Com isso, surgiram hostilidades entre os dois grupos nativos, o que evitava que eles se unissem contra a administração estrangeira. Tais rivalidades arrefeceram apenas no período localizado no entorno das duas Grandes Guerras Mundiais, quando se fortaleceram os questionamentos sobre a dominação imperialista na região, tanto por parte do Congresso Nacional Indiano, partido que representava os hindus, quanto pela Liga Muçulmana da Índia, partido ligado a demandas de grupos islâmicos. Assim, a pauta da independência aproximou os dois lados, mesmo que temporariamente.

Nesse período, o domínio britânico na região se tornou cada vez mais insustentável, deixando evidente que a independência estava próxima. Nesse processo, o Congresso Nacional Indiano ganhou cada vez mais espaço, chegando a almejar se tornar um partido único nacional, representando hindus e islâmicos. Isso reacendeu a rixa, assustando os muçulmanos, que; temendo repressões num Estado predominantemente hindu; romperam com o Congresso Nacional Indiano e passaram a defender um projeto separatista.

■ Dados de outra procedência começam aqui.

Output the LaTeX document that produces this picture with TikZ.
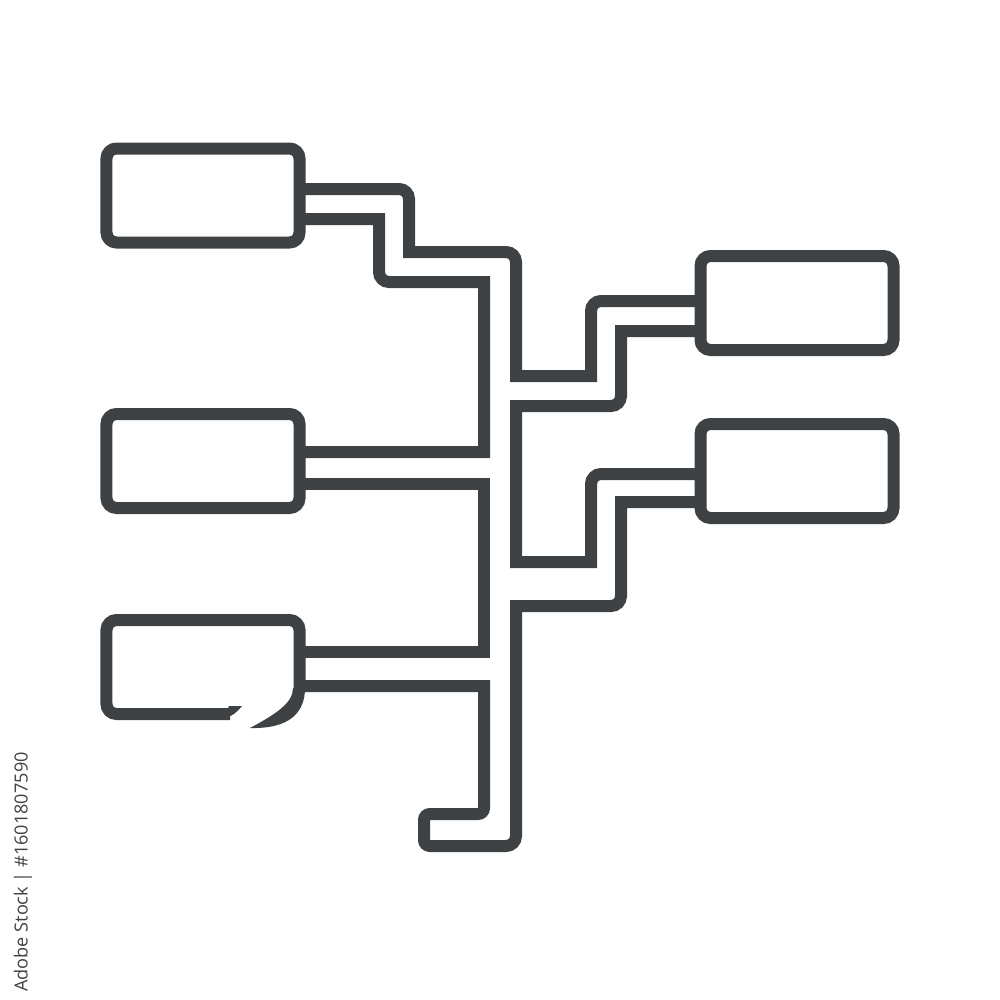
\documentclass[tikz,border=0pt]{standalone}
\usepackage{fontspec}
\newfontfamily\stockfont{Open Sans}
\usepackage{xcolor}
\usetikzlibrary{positioning}
\definecolor{iconGray}{RGB}{63,66,68}

\tikzset{
  box/.style={draw=iconGray, line width=2.4mm, rounded corners=2mm,
    minimum width=38.6mm, minimum height=18.8mm, inner sep=0pt, outer sep=0pt},
  pipe/.style={draw=iconGray, line width=2.4mm, line join=miter},
  wmark/.style={font=\stockfont\fontsize{10.3}{12}\selectfont, text=iconGray, inner sep=0pt},
}

\begin{document}
\begin{tikzpicture}[x=0.2mm,y=0.2mm,yscale=-1]
\useasboundingbox[fill=white] (0,0) rectangle (1000,1000);

% Boxes on the left
\node[box] (box1) at (203,195.5) {};
\node[box, below=34.3mm of box1] (box2) {};
\node[box, draw=none, below=22.4mm of box2] (box3) {};
% Boxes on the right
\node[box] (boxA) at (797,303) {};
\node[box, below=14.8mm of boxA] (boxB) {};

% Box 3 outline, broken at the lower right
\draw[pipe, rounded corners=2mm] (box3.south -| 230,0) -- (box3.south west) -- (box3.north west) -- (box3.north east) -- (box3.east |- 0,690);
\fill[iconGray] (229,706) -- (242,706) .. controls (237,712) and (232,717) .. (224,718) -- cycle;
\fill[iconGray] (250,728) .. controls (276,714) and (293,703) .. (293,688) -- (305,688) .. controls (305,713) and (289,729) .. (250,728) -- cycle;

% Pipes
\draw[pipe] (box1.east |- 0,189) [rounded corners=2mm] -- (409,189) [sharp corners] -- (409,252) [rounded corners=2mm] -- (516,252) [sharp corners] -- (516,376) -- (591,376) [rounded corners=2mm] -- (591,301) [sharp corners] -- (boxA.west |- 0,301);
\draw[pipe] (boxA.west |- 0,331) -- (621,331) [rounded corners=2mm] -- (621,406) [sharp corners] -- (516,406) -- (516,562) -- (591,562) [rounded corners=2mm] -- (591,474) [sharp corners] -- (boxB.west |- 0,474);
\draw[pipe] (boxB.west |- 0,502) -- (621,502) [rounded corners=2mm] -- (621,606) [sharp corners] -- (516,606) [rounded corners=2mm] -- (516,846) [rounded corners=1.2mm] -- (424,846) -- (424,814) -- (484,814) [sharp corners] -- (484,686) -- (box3.east |- 0,686);
\draw[pipe] (box3.east |- 0,652) -- (484,652) -- (484,484) -- (box2.east |- 0,484);
\draw[pipe] (box2.east |- 0,452) -- (484,452) -- (484,282) [rounded corners=2mm] -- (379,282) [sharp corners] -- (379,219) -- (box1.east |- 0,219);

% Stock mark
\node[wmark, rotate=90] (stock) at (23,872) {Adobe Stock | \#1601807590};
\end{tikzpicture}
\end{document}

A independência em relação ao domínio britânico veio em 1947, num processo de transição de poder tido como pacífico, já que o último governador inglês se retirou sem grandes conflitos. No entanto, em seu último ato, ele assinou a independência da região e a separou no que hoje seria a Índia, destinada aos hindus, e Paquistão, destinado aos muçulmanos. Logo após a separação, houve uma onda de violência responsável pela morte e desalojamento de milhões de pessoas nos dois novos países. 

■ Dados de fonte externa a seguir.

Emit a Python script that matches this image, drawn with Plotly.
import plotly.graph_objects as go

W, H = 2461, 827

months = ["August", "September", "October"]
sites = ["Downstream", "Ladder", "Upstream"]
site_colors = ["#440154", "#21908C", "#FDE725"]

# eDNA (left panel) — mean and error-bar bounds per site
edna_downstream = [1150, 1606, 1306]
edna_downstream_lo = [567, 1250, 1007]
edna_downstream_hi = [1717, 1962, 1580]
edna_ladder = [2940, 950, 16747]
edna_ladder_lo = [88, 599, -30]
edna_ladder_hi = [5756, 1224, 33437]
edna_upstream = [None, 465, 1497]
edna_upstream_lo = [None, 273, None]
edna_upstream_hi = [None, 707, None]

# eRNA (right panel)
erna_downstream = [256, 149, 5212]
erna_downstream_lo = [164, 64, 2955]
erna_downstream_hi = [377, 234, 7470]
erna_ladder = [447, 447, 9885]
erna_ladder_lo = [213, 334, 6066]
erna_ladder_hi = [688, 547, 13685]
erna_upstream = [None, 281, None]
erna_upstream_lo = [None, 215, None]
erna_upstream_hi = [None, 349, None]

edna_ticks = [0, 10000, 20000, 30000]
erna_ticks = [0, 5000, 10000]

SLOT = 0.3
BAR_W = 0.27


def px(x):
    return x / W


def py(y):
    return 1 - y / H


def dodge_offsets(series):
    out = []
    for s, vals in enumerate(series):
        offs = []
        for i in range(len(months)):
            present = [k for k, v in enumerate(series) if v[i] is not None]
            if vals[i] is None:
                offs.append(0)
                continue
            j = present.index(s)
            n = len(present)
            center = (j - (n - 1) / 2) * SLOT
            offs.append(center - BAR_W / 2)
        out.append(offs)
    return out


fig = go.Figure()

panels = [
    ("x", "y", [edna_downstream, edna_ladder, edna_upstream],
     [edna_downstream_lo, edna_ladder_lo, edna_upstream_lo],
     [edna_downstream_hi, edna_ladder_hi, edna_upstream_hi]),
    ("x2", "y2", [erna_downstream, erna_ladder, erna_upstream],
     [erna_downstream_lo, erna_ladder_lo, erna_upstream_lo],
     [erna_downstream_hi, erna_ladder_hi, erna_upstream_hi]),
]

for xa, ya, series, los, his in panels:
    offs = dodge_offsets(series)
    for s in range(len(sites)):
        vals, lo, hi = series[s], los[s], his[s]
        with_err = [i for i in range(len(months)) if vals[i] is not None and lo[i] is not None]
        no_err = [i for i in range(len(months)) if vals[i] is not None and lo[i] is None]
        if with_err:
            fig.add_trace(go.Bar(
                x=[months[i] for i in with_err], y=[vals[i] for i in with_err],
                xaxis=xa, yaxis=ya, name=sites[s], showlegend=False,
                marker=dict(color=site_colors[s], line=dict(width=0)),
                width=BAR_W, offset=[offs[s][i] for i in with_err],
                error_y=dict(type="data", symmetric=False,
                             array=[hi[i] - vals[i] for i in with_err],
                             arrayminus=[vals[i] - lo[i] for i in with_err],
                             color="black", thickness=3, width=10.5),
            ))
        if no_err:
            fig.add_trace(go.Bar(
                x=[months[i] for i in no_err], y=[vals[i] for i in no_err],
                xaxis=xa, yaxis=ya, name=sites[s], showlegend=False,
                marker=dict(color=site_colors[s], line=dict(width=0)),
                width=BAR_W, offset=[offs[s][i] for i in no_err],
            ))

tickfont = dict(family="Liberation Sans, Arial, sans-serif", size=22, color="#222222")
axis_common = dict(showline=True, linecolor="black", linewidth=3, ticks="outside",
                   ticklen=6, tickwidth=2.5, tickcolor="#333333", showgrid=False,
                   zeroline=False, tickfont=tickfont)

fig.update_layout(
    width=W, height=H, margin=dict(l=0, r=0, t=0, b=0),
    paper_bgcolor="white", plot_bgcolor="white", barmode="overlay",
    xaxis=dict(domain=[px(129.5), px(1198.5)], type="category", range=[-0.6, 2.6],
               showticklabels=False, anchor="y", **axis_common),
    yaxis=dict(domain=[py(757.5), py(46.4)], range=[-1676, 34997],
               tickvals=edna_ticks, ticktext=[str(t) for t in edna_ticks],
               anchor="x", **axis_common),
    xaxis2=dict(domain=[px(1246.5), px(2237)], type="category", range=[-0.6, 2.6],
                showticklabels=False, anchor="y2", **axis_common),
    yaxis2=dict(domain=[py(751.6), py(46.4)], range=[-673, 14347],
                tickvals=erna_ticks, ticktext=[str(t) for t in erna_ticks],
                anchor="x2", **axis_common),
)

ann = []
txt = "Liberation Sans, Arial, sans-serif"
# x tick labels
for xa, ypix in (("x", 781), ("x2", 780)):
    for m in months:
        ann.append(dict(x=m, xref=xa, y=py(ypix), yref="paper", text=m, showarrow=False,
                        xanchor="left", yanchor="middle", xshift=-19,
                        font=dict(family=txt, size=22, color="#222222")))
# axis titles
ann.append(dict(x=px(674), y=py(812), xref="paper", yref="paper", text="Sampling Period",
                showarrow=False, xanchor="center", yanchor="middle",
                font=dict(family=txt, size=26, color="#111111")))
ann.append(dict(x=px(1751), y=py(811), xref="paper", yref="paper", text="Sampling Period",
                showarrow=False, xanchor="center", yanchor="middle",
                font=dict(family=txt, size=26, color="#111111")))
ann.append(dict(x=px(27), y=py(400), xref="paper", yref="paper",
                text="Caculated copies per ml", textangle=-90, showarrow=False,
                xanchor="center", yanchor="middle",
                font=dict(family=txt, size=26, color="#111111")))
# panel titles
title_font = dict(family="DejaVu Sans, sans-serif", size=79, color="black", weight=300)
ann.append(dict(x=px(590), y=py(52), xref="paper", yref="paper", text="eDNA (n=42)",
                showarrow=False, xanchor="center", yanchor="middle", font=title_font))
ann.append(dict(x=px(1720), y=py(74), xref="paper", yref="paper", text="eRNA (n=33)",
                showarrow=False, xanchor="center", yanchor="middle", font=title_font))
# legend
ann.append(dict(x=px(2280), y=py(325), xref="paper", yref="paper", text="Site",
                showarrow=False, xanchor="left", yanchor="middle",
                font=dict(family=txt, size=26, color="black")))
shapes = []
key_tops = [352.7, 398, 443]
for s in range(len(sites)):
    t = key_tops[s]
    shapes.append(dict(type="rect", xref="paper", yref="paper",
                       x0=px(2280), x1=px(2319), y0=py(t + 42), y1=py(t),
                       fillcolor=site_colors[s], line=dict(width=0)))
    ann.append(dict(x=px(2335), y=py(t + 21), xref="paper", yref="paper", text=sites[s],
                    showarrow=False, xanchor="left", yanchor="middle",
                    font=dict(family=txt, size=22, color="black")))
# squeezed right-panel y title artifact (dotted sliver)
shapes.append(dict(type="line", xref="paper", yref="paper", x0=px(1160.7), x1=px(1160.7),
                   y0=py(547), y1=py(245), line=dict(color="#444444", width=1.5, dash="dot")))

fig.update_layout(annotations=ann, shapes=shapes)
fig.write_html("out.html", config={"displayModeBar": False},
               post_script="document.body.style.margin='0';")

Assim, apesar de “pacífico”, esse processo de independência emergiu dentro de um contexto de conflitos entre hindus e muçulmanos, com as cicatrizes da política de divisão usada pelos ingleses ainda sendo notórias na contemporaneidade. A hostilidade hindu-muçulmana prevalece, fomentando disputas territoriais e fazendo com que, em alguns pontos, da Índia os muçulmanos sejam marginalizados, enquanto os hindus sofrem discriminação no Paquistão. De ambos os lados, tais atos de perseguição, e por vezes violência, provocam um processo contínuo de migração, seja de hindus para a Índia ou de muçulmanos para o Paquistão, o que intensifica ainda mais a cisão e os conflitos entre os dois grupos.

Em suma, o caso dos problemas herdados da administração colonial britânica no subcontinente indiano serve como mais um exemplo das heranças nocivas deixadas nas regiões exploradas pelo imperialismo. Esse é apenas um dentre diversos outros exemplos que podem ser encontrados na Ásia e na África, no qual complexos conflitos contemporâneos encontram suas raízes em intervenções imperialistas ocorridas entre os séculos XIX e XX.